Code that draws figures
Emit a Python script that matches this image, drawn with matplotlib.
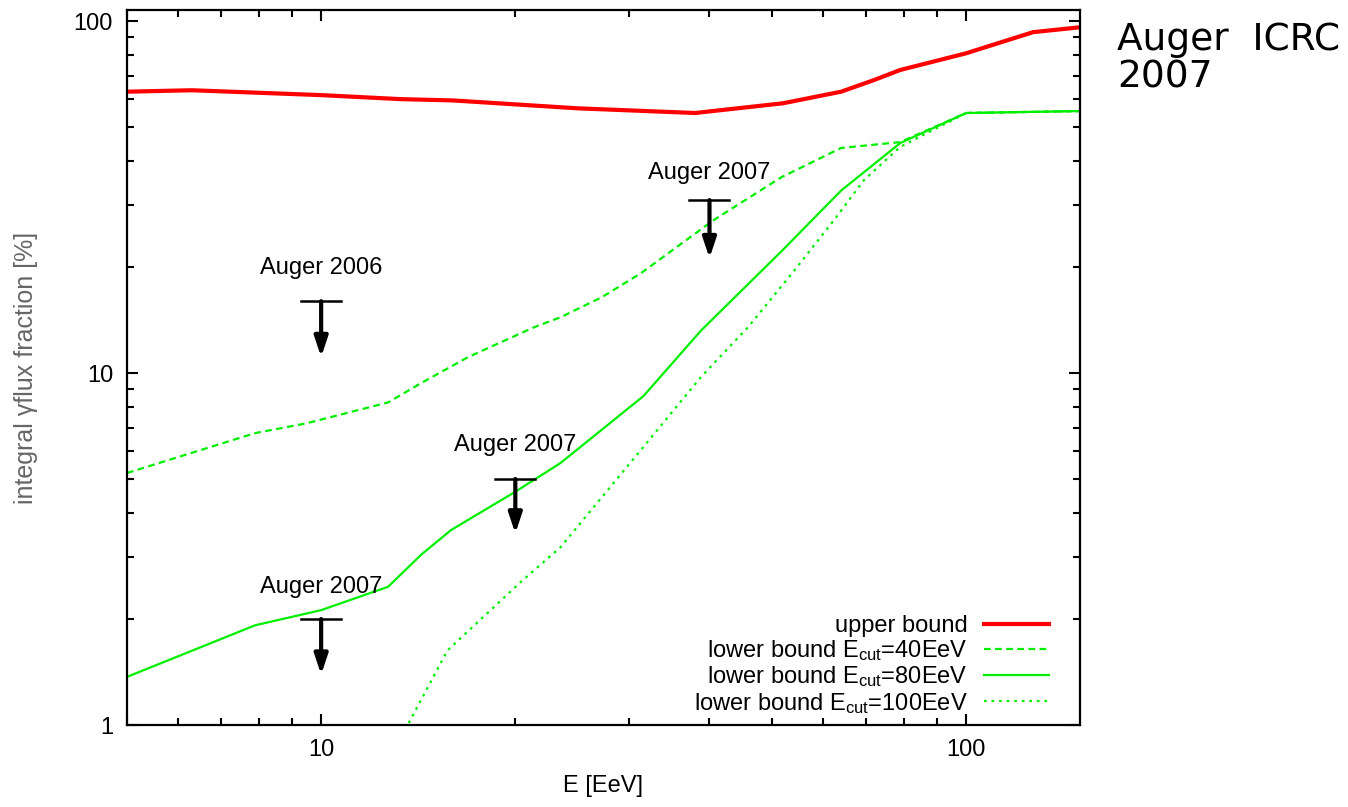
import matplotlib
matplotlib.use("Agg")
import matplotlib.pyplot as plt
from matplotlib.ticker import FixedLocator, NullFormatter, FixedFormatter

plt.rcParams['font.family'] = ['Liberation Sans', 'DejaVu Sans']
plt.rcParams['mathtext.fontset'] = 'custom'
plt.rcParams['mathtext.rm'] = 'Liberation Sans'
plt.rcParams['mathtext.it'] = 'Liberation Sans'

# upper bound (red)
e_upper = [5, 6.3, 10, 13.3, 16, 25, 38, 52, 64, 72, 79, 100, 127, 150]
f_upper = [63, 63.6, 61.6, 60, 59.5, 56.5, 54.8, 58.4, 63, 68, 72.6, 81, 93, 96]

# lower bound, E_cut = 40 EeV
e_40 = [5, 7.9, 9.5, 12.7, 14.3, 16.9, 21.4, 23.5, 27.2, 31.3, 40.6, 51.7, 64, 79, 100, 150]
f_40 = [5.2, 6.75, 7.2, 8.25, 9.37, 11.1, 13.5, 14.4, 16.4, 19.2, 27.2, 36, 43.6, 45.3, 54.8, 55.5]

# lower bound, E_cut = 80 EeV
e_80 = [5, 7.9, 10, 12.7, 14.3, 15.9, 20, 23.5, 31.6, 38.8, 52, 64, 79, 100, 150]
f_80 = [1.37, 1.92, 2.12, 2.47, 3.05, 3.58, 4.6, 5.55, 8.6, 13.2, 22.4, 33, 45, 54.8, 55.5]

# lower bound, E_cut = 100 EeV
e_100 = [13.5, 15.7, 20.4, 23.5, 31.3, 38.8, 45.9, 54.2, 62.4, 69.4, 79, 100, 150]
f_100 = [0.97, 1.63, 2.55, 3.2, 6.04, 9.74, 13.5, 19.6, 27.2, 35.3, 43.9, 54.8, 55.5]

# Auger upper limits
lim_e = [10, 10, 20, 40]
lim_f = [16, 2, 5, 31]
lim_tip = [11.1, 1.39, 3.5, 21.2]
lim_text = ["Auger 2006", "Auger 2007", "Auger 2007", "Auger 2007"]
lim_text_y = [19.9, 2.47, 6.24, 37]

fig = plt.figure(figsize=(13.48, 8.07), dpi=100)
ax = fig.add_axes([0.0942, 0.1016, 0.7068, 0.886])

green = '#00ee00'
ax.plot(e_upper, f_upper, color='#ff0000', lw=3.0, label='upper bound')
ax.plot(e_40, f_40, color=green, lw=1.6, dashes=(3, 2), label=r'lower bound E$_{\rm cut}$=40EeV')
ax.plot(e_80, f_80, color=green, lw=1.6, label=r'lower bound E$_{\rm cut}$=80EeV')
ax.plot(e_100, f_100, color=green, lw=1.6, dashes=(1.2, 2.2), label=r'lower bound E$_{\rm cut}$=100EeV')

for e, f, tip, txt, ty in zip(lim_e, lim_f, lim_tip, lim_text, lim_text_y):
    ax.plot([e / 1.074, e * 1.074], [f, f], color='k', lw=1.8)
    ax.annotate('', xy=(e, tip), xytext=(e, f),
                arrowprops=dict(arrowstyle='-|>,head_length=0.6,head_width=0.2', color='k',
                                lw=3, mutation_scale=20, shrinkA=0, shrinkB=0))
    ax.text(e, ty, txt, ha='center', va='center', fontsize=17)

ax.set_xscale('log')
ax.set_yscale('log')
ax.set_xlim(5, 150)
ax.set_ylim(1, 107.5)

ax.xaxis.set_major_locator(FixedLocator([10, 100]))
ax.xaxis.set_major_formatter(FixedFormatter(['10', '100']))
ax.xaxis.set_minor_locator(FixedLocator([5, 6, 7, 8, 9, 20, 30, 40, 50, 60, 70, 80, 90]))
ax.xaxis.set_minor_formatter(NullFormatter())
ax.yaxis.set_major_locator(FixedLocator([1, 10, 100]))
ax.yaxis.set_major_formatter(FixedFormatter(['1', '10', '100']))
ax.yaxis.set_minor_locator(FixedLocator([2, 3, 4, 5, 6, 7, 8, 9, 20, 30, 40, 50, 60, 70, 80, 90]))
ax.yaxis.set_minor_formatter(NullFormatter())

ax.tick_params(which='both', direction='in', top=True, right=True, width=1.5, labelsize=17)
ax.tick_params(which='major', length=8, pad=10)
ax.tick_params(which='minor', length=5)
for s in ax.spines.values():
    s.set_linewidth(1.6)

ax.set_xlabel('E [EeV]', fontsize=17, labelpad=10)
ax.set_ylabel('integral \u03b3flux fraction [%]', fontsize=18, color='#666666')
ax.yaxis.set_label_coords(-0.093, 0.5)

ax.legend(loc='lower right', frameon=False, fontsize=17, markerfirst=False,
          alignment='right', handlelength=2.75, handletextpad=0.7, labelspacing=0.05,
          borderaxespad=0.0, bbox_to_anchor=(0.978, 0.0))

fig.text(0.829, 0.973, 'Auger  ICRC\n2007', fontsize=27, family='DejaVu Sans',
         ha='left', va='top', linespacing=1.07)

fig.savefig('out.png', dpi=100)
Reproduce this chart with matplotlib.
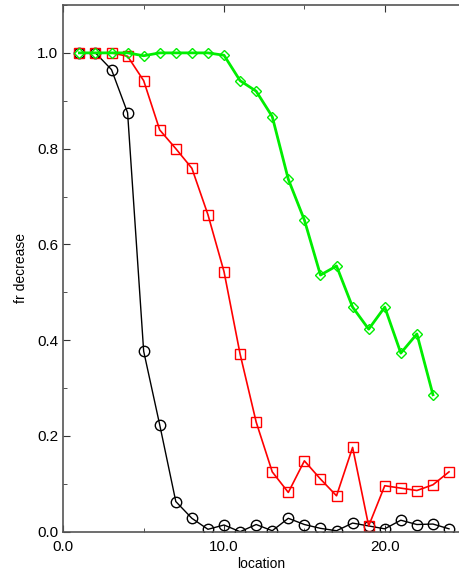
import numpy as np
import matplotlib
matplotlib.use("Agg")
from matplotlib import pyplot as plt
from matplotlib.ticker import MultipleLocator, FormatStrFormatter

plt.rcParams['font.family'] = ['Liberation Sans', 'DejaVu Sans']

location = np.arange(1, 25)
black_vals = [1.0, 1.0, 0.965, 0.875, 0.377, 0.223, 0.063, 0.028, 0.005, 0.014,
              0.0, 0.015, 0.002, 0.028, 0.015, 0.007, 0.002, 0.018, 0.012, 0.006,
              0.024, 0.015, 0.016, 0.006]
red_vals = [1.0, 1.0, 1.0, 0.993, 0.942, 0.839, 0.8, 0.759, 0.662, 0.543,
            0.371, 0.229, 0.125, 0.082, 0.148, 0.11, 0.075, 0.176, 0.012, 0.096,
            0.091, 0.086, 0.098, 0.125]
green_loc = np.arange(1, 24)
green_vals = [1.0, 1.0, 1.0, 1.0, 0.994, 1.0, 1.0, 1.0, 1.0, 0.995,
              0.942, 0.92, 0.867, 0.736, 0.651, 0.536, 0.555, 0.469, 0.423, 0.469,
              0.373, 0.413, 0.286]

fig = plt.figure(figsize=(4.59, 5.74), dpi=100)
ax = fig.add_axes([63.3 / 459, 42.3 / 574, 1 - 63.3 / 459, 526.7 / 574])

ax.plot(location, black_vals, color='black', lw=1.0, marker='o', ms=7.5,
        mfc='none', mec='black', mew=1.0)
ax.plot(location, red_vals, color='red', lw=1.2, marker='s', ms=6.5,
        mfc='none', mec='red', mew=1.0)
ax.plot(green_loc, green_vals, color='#00ee00', lw=2.0, marker='D', ms=5,
        mfc='none', mec='#00ee00', mew=1.0)

ax.set_xlim(0, 24.62)
ax.set_ylim(0, 1.1)
ax.xaxis.set_major_locator(MultipleLocator(10))
ax.xaxis.set_minor_locator(MultipleLocator(5))
ax.yaxis.set_major_locator(MultipleLocator(0.2))
ax.yaxis.set_minor_locator(MultipleLocator(0.1))
ax.xaxis.set_major_formatter(FormatStrFormatter('%.1f'))
ax.yaxis.set_major_formatter(FormatStrFormatter('%.1f'))
ax.tick_params(which='both', direction='in', top=True, right=False,
               labelsize=11, color='#333333')
ax.tick_params(which='major', length=5)
ax.tick_params(which='minor', length=3)
ax.tick_params(axis='x', pad=6)

for side in ['left', 'bottom', 'top']:
    ax.spines[side].set_color('#555555')
    ax.spines[side].set_linewidth(1.2)
ax.spines['right'].set_visible(False)

ax.set_xlabel('location', fontsize=10, labelpad=2)
ax.set_ylabel('fr decrease', fontsize=10, labelpad=7)

fig.savefig('out.png', dpi=100)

#### [Your objective]
The first line to give again is the one with "Reproduce this chart with matplotlib.", and the last is the one with "0.373, 0.413, 0.286]". Repeat them and everything between exactly, minus the pictures.

#### [Exercise output]
Reproduce this chart with matplotlib.
import numpy as np
import matplotlib
matplotlib.use("Agg")
from matplotlib import pyplot as plt
from matplotlib.ticker import MultipleLocator, FormatStrFormatter

plt.rcParams['font.family'] = ['Liberation Sans', 'DejaVu Sans']

location = np.arange(1, 25)
black_vals = [1.0, 1.0, 0.965, 0.875, 0.377, 0.223, 0.063, 0.028, 0.005, 0.014,
              0.0, 0.015, 0.002, 0.028, 0.015, 0.007, 0.002, 0.018, 0.012, 0.006,
              0.024, 0.015, 0.016, 0.006]
red_vals = [1.0, 1.0, 1.0, 0.993, 0.942, 0.839, 0.8, 0.759, 0.662, 0.543,
            0.371, 0.229, 0.125, 0.082, 0.148, 0.11, 0.075, 0.176, 0.012, 0.096,
            0.091, 0.086, 0.098, 0.125]
green_loc = np.arange(1, 24)
green_vals = [1.0, 1.0, 1.0, 1.0, 0.994, 1.0, 1.0, 1.0, 1.0, 0.995,
              0.942, 0.92, 0.867, 0.736, 0.651, 0.536, 0.555, 0.469, 0.423, 0.469,
              0.373, 0.413, 0.286]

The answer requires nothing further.